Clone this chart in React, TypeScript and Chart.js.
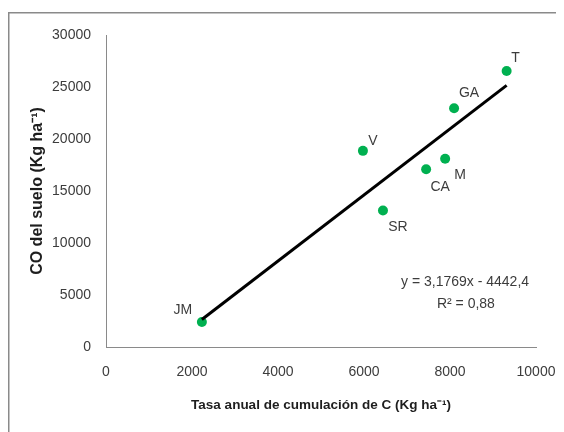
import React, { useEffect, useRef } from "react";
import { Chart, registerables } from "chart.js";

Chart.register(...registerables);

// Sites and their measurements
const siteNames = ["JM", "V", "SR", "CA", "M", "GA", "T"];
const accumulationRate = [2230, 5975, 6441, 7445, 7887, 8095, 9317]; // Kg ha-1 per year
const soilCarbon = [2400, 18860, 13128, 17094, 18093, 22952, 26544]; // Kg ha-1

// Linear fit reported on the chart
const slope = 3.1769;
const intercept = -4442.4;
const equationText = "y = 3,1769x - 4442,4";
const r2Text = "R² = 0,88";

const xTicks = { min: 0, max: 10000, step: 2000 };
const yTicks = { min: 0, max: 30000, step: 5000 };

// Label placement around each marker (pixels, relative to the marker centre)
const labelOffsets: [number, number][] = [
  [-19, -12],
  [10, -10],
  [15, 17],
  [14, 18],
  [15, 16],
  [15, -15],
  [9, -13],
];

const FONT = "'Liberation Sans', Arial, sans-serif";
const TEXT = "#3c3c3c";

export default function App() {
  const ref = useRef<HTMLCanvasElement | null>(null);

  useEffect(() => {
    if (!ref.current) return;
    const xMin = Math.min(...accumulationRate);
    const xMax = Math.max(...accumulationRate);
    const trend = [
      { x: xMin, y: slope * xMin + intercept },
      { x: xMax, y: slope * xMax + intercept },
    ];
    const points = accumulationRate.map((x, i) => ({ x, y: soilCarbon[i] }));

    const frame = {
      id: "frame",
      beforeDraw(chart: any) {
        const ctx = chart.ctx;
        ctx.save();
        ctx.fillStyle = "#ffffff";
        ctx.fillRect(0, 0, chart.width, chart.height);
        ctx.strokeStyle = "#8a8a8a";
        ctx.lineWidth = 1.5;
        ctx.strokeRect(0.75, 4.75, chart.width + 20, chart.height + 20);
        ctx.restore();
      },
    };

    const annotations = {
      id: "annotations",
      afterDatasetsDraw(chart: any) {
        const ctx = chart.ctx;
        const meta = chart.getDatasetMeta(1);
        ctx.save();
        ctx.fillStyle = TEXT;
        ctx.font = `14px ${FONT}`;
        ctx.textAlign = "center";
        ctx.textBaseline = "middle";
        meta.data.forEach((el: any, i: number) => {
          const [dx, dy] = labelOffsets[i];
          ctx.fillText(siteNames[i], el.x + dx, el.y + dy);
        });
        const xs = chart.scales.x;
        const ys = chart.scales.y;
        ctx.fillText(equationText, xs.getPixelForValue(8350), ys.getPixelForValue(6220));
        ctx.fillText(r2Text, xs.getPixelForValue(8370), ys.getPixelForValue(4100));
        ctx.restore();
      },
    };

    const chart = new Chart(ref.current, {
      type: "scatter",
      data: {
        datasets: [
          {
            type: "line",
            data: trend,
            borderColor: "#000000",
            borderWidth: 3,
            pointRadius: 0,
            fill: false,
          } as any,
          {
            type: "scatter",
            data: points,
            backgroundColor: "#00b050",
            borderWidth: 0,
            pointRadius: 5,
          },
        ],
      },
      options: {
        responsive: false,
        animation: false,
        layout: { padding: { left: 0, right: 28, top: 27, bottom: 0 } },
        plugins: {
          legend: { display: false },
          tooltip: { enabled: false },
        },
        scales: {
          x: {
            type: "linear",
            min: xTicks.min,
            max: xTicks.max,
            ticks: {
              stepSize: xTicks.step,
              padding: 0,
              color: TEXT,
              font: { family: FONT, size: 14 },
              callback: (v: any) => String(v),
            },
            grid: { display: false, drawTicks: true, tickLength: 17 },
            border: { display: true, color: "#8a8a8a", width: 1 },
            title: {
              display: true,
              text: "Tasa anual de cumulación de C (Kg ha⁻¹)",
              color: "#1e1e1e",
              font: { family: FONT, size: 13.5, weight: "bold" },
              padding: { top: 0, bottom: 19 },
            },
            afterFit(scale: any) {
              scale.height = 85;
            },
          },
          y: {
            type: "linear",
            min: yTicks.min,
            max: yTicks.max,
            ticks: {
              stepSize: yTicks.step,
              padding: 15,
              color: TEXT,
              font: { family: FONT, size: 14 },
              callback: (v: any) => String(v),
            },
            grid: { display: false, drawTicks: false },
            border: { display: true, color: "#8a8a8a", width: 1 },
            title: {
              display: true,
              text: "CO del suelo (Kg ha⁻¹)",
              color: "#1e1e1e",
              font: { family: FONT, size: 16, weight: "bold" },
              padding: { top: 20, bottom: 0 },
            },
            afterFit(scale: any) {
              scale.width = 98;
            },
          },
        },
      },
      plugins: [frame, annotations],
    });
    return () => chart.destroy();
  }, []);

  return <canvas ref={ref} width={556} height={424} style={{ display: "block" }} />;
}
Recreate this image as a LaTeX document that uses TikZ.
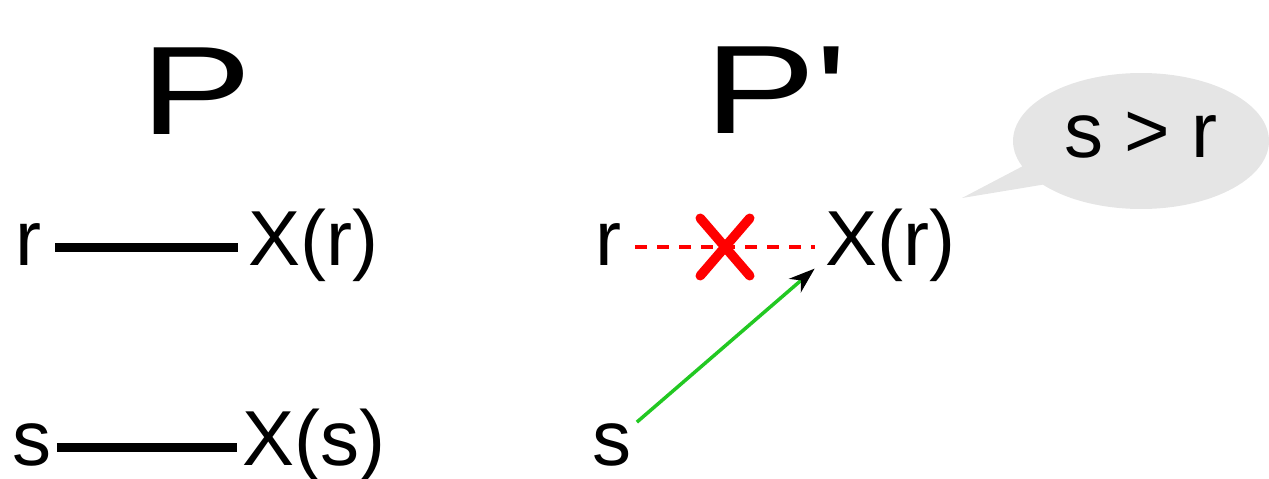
▬▬▬▬▬▬▬▬▬▬
DIRECTIONS FOR THIS TASK – Reproduce all entries without any change, and omit the pictures.

IN RESPONSE –
Clone this chart in React, TypeScript and Chart.js.
import React, { useEffect, useRef } from "react";
import { Chart, registerables } from "chart.js";

Chart.register(...registerables);

// Sites and their measurements
const siteNames = ["JM", "V", "SR", "CA", "M", "GA", "T"];
const accumulationRate = [2230, 5975, 6441, 7445, 7887, 8095, 9317]; // Kg ha-1 per year
const soilCarbon = [2400, 18860, 13128, 17094, 18093, 22952, 26544]; // Kg ha-1

// Linear fit reported on the chart
const slope = 3.1769;
const intercept = -4442.4;
const equationText = "y = 3,1769x - 4442,4";
const r2Text = "R² = 0,88";

const xTicks = { min: 0, max: 10000, step: 2000 };
const yTicks = { min: 0, max: 30000, step: 5000 };

// Label placement around each marker (pixels, relative to the marker centre)
const labelOffsets: [number, number][] = [
  [-19, -12],
  [10, -10],
  [15, 17],
  [14, 18],
  [15, 16],
  [15, -15],
  [9, -13],
];

const FONT = "'Liberation Sans', Arial, sans-serif";
const TEXT = "#3c3c3c";

export default function App() {
  const ref = useRef<HTMLCanvasElement | null>(null);

  useEffect(() => {
    if (!ref.current) return;
    const xMin = Math.min(...accumulationRate);
    const xMax = Math.max(...accumulationRate);
    const trend = [
      { x: xMin, y: slope * xMin + intercept },
      { x: xMax, y: slope * xMax + intercept },
    ];
    const points = accumulationRate.map((x, i) => ({ x, y: soilCarbon[i] }));

    const frame = {
      id: "frame",
      beforeDraw(chart: any) {
        const ctx = chart.ctx;
        ctx.save();
        ctx.fillStyle = "#ffffff";
        ctx.fillRect(0, 0, chart.width, chart.height);
        ctx.strokeStyle = "#8a8a8a";
        ctx.lineWidth = 1.5;
        ctx.strokeRect(0.75, 4.75, chart.width + 20, chart.height + 20);
        ctx.restore();
      },
    };

    const annotations = {
      id: "annotations",
      afterDatasetsDraw(chart: any) {
        const ctx = chart.ctx;
        const meta = chart.getDatasetMeta(1);
        ctx.save();
        ctx.fillStyle = TEXT;
        ctx.font = `14px ${FONT}`;
        ctx.textAlign = "center";
        ctx.textBaseline = "middle";
        meta.data.forEach((el: any, i: number) => {
          const [dx, dy] = labelOffsets[i];
          ctx.fillText(siteNames[i], el.x + dx, el.y + dy);
        });
        const xs = chart.scales.x;
        const ys = chart.scales.y;
        ctx.fillText(equationText, xs.getPixelForValue(8350), ys.getPixelForValue(6220));
        ctx.fillText(r2Text, xs.getPixelForValue(8370), ys.getPixelForValue(4100));
        ctx.restore();
      },
    };

    const chart = new Chart(ref.current, {
      type: "scatter",
      data: {
        datasets: [
          {
            type: "line",
            data: trend,
            borderColor: "#000000",
            borderWidth: 3,
            pointRadius: 0,
            fill: false,
          } as any,
          {
            type: "scatter",
            data: points,
            backgroundColor: "#00b050",
            borderWidth: 0,
            pointRadius: 5,
          },
        ],
      },
      options: {
        responsive: false,
        animation: false,
        layout: { padding: { left: 0, right: 28, top: 27, bottom: 0 } },
        plugins: {
          legend: { display: false },
          tooltip: { enabled: false },
        },
        scales: {
          x: {
            type: "linear",
            min: xTicks.min,
            max: xTicks.max,
            ticks: {
              stepSize: xTicks.step,
              padding: 0,
              color: TEXT,
              font: { family: FONT, size: 14 },
              callback: (v: any) => String(v),
            },
            grid: { display: false, drawTicks: true, tickLength: 17 },
            border: { display: true, color: "#8a8a8a", width: 1 },
            title: {
              display: true,
              text: "Tasa anual de cumulación de C (Kg ha⁻¹)",
              color: "#1e1e1e",
              font: { family: FONT, size: 13.5, weight: "bold" },
              padding: { top: 0, bottom: 19 },
            },
            afterFit(scale: any) {
              scale.height = 85;
            },
          },
          y: {
            type: "linear",
            min: yTicks.min,
            max: yTicks.max,
            ticks: {
              stepSize: yTicks.step,
              padding: 15,
              color: TEXT,
              font: { family: FONT, size: 14 },
              callback: (v: any) => String(v),
            },
            grid: { display: false, drawTicks: false },
            border: { display: true, color: "#8a8a8a", width: 1 },
            title: {
              display: true,
              text: "CO del suelo (Kg ha⁻¹)",
              color: "#1e1e1e",
              font: { family: FONT, size: 16, weight: "bold" },
              padding: { top: 20, bottom: 0 },
            },
            afterFit(scale: any) {
              scale.width = 98;
            },
          },
        },
      },
      plugins: [frame, annotations],
    });
    return () => chart.destroy();
  }, []);

  return <canvas ref={ref} width={556} height={424} style={{ display: "block" }} />;
}
Recreate this image as a LaTeX document that uses TikZ.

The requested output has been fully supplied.